● **What you should do**
Where the string "matplotlib" occurs in the material below, report the whole line.

● **Source material**

════

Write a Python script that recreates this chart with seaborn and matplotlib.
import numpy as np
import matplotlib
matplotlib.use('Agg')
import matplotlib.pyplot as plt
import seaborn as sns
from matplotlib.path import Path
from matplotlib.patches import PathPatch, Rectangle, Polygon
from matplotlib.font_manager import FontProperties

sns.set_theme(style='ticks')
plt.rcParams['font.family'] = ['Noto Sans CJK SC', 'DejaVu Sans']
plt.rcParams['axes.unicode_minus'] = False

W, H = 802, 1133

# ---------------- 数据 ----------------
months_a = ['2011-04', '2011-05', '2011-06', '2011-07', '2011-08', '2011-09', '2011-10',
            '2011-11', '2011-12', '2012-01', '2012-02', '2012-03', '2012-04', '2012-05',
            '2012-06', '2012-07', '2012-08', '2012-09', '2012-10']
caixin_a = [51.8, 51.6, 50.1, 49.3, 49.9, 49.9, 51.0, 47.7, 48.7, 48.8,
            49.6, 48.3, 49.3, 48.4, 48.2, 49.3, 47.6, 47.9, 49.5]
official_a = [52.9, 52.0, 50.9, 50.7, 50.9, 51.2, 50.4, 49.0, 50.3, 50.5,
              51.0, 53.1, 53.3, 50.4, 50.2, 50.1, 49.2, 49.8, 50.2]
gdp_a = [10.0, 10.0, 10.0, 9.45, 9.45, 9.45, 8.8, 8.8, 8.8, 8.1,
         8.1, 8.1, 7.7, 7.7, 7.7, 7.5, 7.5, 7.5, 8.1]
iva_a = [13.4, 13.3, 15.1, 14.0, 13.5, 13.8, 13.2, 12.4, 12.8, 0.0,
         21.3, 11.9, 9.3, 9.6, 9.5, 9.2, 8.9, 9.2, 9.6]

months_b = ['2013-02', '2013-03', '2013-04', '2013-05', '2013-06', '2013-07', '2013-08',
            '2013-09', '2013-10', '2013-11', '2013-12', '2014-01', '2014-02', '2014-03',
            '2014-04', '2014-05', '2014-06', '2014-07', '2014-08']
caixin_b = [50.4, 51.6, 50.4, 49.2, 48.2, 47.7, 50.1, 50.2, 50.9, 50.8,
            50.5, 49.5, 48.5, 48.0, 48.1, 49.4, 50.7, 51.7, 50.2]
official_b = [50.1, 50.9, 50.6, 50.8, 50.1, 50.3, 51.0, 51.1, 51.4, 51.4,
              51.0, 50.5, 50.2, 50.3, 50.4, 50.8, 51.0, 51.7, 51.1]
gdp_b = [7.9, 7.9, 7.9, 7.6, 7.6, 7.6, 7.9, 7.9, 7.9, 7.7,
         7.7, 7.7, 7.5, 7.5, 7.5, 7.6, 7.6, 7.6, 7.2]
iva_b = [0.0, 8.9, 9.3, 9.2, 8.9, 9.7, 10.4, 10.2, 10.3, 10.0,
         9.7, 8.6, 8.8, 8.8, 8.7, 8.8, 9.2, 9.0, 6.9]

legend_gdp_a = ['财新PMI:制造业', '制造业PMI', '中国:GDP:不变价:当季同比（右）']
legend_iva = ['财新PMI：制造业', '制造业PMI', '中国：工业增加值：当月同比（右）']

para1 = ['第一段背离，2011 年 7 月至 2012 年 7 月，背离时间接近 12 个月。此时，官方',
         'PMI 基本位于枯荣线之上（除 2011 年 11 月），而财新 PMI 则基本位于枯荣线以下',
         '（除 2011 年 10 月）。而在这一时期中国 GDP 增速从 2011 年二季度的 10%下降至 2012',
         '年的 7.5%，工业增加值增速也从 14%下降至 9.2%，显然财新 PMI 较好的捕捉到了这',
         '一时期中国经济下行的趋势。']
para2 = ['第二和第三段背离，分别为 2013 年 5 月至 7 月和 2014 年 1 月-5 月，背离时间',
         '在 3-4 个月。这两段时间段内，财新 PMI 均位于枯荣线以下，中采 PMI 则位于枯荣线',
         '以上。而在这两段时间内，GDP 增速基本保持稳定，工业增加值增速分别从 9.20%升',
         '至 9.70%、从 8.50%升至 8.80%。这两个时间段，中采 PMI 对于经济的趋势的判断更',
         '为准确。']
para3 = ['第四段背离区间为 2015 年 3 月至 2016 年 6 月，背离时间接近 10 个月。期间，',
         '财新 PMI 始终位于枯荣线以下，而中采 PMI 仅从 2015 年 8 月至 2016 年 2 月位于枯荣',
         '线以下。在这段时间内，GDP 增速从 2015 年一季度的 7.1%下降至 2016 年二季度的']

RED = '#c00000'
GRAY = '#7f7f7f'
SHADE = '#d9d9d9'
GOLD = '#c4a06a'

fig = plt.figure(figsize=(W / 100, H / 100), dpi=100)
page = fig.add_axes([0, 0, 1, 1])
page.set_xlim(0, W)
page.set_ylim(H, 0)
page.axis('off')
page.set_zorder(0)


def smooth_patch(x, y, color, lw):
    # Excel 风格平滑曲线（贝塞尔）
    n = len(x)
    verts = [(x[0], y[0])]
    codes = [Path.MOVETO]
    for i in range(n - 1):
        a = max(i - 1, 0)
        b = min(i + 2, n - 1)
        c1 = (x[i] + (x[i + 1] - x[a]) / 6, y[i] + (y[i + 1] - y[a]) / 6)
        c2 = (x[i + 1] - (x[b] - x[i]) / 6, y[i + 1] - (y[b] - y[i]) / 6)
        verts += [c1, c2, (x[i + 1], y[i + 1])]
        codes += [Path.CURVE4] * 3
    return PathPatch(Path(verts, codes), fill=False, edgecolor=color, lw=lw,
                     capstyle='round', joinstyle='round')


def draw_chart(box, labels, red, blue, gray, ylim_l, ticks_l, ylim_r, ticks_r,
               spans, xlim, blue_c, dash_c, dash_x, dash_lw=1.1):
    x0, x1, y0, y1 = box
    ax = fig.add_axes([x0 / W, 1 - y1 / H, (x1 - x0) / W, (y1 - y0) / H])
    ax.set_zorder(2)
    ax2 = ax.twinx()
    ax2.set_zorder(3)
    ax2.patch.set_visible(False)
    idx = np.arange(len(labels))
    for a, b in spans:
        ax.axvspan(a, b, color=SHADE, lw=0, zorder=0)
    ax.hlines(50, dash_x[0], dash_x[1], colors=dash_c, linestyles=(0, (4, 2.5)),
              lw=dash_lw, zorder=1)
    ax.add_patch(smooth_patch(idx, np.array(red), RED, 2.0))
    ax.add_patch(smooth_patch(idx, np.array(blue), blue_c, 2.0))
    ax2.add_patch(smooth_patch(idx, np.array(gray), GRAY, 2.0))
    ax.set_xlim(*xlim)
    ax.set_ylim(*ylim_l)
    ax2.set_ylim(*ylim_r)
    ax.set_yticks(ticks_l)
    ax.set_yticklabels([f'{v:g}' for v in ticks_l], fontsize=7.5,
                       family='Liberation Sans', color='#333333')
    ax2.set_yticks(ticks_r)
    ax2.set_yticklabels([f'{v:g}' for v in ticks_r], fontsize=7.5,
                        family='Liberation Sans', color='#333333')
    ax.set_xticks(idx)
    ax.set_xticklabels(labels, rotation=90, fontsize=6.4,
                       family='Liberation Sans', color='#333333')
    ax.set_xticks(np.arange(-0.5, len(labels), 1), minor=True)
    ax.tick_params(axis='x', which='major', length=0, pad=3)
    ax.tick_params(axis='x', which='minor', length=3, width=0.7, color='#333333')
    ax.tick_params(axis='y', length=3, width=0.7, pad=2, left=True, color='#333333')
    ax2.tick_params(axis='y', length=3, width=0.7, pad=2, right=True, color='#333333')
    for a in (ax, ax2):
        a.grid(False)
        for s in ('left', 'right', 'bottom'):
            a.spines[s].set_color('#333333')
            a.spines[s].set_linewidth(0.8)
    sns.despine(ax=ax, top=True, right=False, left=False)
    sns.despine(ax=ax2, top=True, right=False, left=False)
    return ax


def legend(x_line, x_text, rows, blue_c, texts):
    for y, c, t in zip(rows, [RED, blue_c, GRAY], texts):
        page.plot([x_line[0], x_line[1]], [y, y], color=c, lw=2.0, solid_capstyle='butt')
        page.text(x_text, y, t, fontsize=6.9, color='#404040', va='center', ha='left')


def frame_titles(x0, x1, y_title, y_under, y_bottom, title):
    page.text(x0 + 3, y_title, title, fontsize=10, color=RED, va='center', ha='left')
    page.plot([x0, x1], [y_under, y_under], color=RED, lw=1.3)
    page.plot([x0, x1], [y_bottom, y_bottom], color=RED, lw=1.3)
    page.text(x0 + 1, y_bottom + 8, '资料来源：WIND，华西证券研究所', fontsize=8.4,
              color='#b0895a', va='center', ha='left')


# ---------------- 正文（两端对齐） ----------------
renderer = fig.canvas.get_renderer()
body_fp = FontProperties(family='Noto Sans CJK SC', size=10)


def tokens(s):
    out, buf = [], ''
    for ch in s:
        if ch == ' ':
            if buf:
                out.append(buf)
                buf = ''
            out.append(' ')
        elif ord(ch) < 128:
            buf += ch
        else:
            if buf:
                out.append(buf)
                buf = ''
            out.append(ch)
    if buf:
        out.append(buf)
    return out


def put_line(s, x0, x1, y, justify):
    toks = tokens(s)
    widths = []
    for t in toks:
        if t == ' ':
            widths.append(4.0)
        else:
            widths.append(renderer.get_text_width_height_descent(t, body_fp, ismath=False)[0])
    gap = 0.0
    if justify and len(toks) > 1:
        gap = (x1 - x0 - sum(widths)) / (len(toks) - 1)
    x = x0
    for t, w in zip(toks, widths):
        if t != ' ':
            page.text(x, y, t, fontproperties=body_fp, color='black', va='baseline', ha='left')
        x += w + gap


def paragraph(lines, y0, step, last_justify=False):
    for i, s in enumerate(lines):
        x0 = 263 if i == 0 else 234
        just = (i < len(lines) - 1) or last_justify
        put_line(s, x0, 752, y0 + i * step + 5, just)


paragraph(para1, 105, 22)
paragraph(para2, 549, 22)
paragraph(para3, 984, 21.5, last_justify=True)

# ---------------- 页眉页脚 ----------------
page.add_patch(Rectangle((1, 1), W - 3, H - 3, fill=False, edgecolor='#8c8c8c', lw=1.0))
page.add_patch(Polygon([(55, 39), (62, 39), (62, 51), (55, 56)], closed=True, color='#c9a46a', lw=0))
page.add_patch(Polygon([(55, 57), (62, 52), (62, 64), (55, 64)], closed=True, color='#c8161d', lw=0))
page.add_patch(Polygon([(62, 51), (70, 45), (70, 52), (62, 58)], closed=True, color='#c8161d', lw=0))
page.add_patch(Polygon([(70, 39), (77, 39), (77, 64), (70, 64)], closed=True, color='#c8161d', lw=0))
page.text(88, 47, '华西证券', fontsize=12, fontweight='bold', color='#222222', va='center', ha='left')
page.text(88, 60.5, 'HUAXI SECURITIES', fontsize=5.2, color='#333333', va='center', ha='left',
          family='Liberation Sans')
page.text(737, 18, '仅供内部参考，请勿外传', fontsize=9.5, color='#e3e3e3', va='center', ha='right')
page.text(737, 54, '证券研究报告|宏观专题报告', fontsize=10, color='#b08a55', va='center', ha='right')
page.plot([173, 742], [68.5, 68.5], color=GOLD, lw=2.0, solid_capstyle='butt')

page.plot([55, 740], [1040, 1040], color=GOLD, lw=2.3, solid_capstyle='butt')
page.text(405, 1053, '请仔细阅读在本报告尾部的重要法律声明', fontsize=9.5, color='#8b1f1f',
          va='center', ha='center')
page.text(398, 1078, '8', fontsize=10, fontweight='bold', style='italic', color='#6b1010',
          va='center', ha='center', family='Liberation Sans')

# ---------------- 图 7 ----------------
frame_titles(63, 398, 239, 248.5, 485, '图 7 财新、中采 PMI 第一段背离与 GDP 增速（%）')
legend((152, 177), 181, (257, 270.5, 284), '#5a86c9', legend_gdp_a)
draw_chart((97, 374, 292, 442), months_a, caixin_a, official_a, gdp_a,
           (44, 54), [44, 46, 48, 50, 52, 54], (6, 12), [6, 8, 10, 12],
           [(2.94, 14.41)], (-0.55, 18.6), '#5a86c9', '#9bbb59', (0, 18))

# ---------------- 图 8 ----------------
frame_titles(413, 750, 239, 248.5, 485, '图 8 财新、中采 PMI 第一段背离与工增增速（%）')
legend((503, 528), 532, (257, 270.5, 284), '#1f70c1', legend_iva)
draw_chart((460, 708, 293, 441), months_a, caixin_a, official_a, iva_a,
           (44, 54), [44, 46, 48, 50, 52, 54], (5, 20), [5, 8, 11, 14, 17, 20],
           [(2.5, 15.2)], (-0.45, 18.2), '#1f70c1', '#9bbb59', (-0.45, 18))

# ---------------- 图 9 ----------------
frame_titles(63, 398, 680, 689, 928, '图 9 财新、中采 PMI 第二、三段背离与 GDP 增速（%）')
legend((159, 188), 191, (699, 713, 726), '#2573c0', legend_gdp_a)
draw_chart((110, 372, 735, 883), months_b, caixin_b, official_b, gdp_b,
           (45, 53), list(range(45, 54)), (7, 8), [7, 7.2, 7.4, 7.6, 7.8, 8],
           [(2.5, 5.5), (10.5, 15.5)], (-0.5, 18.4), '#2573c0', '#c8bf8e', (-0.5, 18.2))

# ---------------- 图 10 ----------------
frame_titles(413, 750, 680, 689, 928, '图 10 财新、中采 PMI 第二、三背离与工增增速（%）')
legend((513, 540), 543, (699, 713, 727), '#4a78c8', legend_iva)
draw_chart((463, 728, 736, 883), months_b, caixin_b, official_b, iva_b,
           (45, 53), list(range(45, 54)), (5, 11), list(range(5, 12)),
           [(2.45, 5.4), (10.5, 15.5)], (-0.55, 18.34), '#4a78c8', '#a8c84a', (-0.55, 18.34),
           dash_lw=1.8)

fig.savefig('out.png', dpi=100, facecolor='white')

════

● **Response**
Write a Python script that recreates this chart with seaborn and matplotlib.
import matplotlib
matplotlib.use('Agg')
import matplotlib.pyplot as plt
from matplotlib.path import Path
from matplotlib.patches import PathPatch, Rectangle, Polygon
from matplotlib.font_manager import FontProperties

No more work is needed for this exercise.